1) China as a benign power

I know that this is not White's thesis. I am referring to the work of others.

2) I differ with White's assumption that conflict can be avoided through accommodation. Common sense and history tell a different tale.

Anonymous said...

The fact that you applaud and revel in China's loss of ability to reign in a destabilizing act of escalation fully demonstrates the irrational level of your Sinophobia.

China is constantly damned for not doing more to keep NK on a tight leash, yet Sinophobes know for a fact that China doesn't hold the same authoritarian/veto power over the politics of its "allies". Otherwise, its "allies" would not have repeatedly betrayed Chinese interests economically as well as politically.
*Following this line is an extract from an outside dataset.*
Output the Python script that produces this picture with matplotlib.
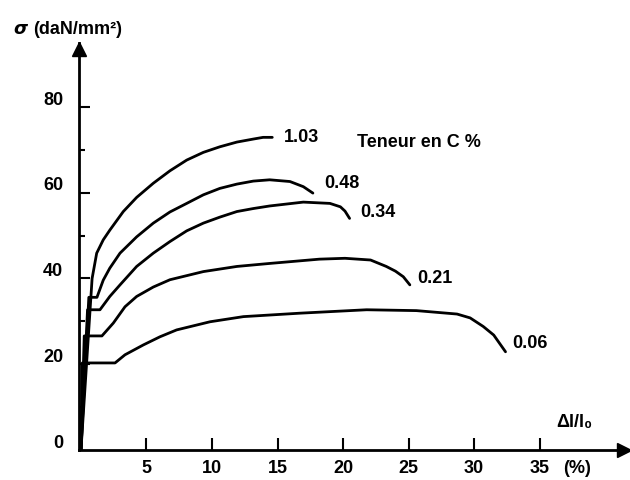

This doesn't stop the Sinophobes from painting China as the regional hegemon in what I can only surmise as a cynical geopolitical "Great Game" gambit courtesy of Mackinder.

What China was, is and will be is likely to follow the trajectory of the long arc of its history vis a vis its neighbours, i.e. China has never been expansionary as the Europeans were throughout its history. Therefore this dangerous game of encirclement and containment to forestall the *possibility* (not reality) of a future global rival leads only to unnecessary conflict.

The US, Europe and Japan should solve their debt problems the old fashion way, to address their financial and structural corruption instead of holding a gun at the head of the most prosperous continent to exchange their wealth for more worthless First World debt.

As an Asian, we are weary of more of you bearing "gifts" that perpetuate the divide and conquer of our continent.

MTC said...

Anonymous -

1) I do not suffer from Sinophobia. I suffer from CCP/PLA phobia.

2) The DPRK is a horror, without redeeming features. I applaud the North Koreans, therefore, for shooting themselves in the foot.

3) I do not damn China for not having more control over its ally. I mock its pretensions of extending its control over the region.

4) China has been expansionist. It expanded until it filled a half continent. Not bad. Only the Russians did better, and most of what they conquered is tundra.

5) Pan-Asianism has a very fraught history, with Japan taking a rather interesting role in its propagation.

6) Being "an Asian" (whatever that means) cannot make you a better judge of human character or humankind's destiny. Dump your insecure, defeatist racism in the sewer where it belongs.

7) If you reply to the above anonymously, I will not give approval to your comment. Find a moniker.

MTC said...

Anonymous - (reprise)

As regards being "Asian": if we are going to identify ourselves geomorphologically, Tokyo and Western Japan are on the North American Plate.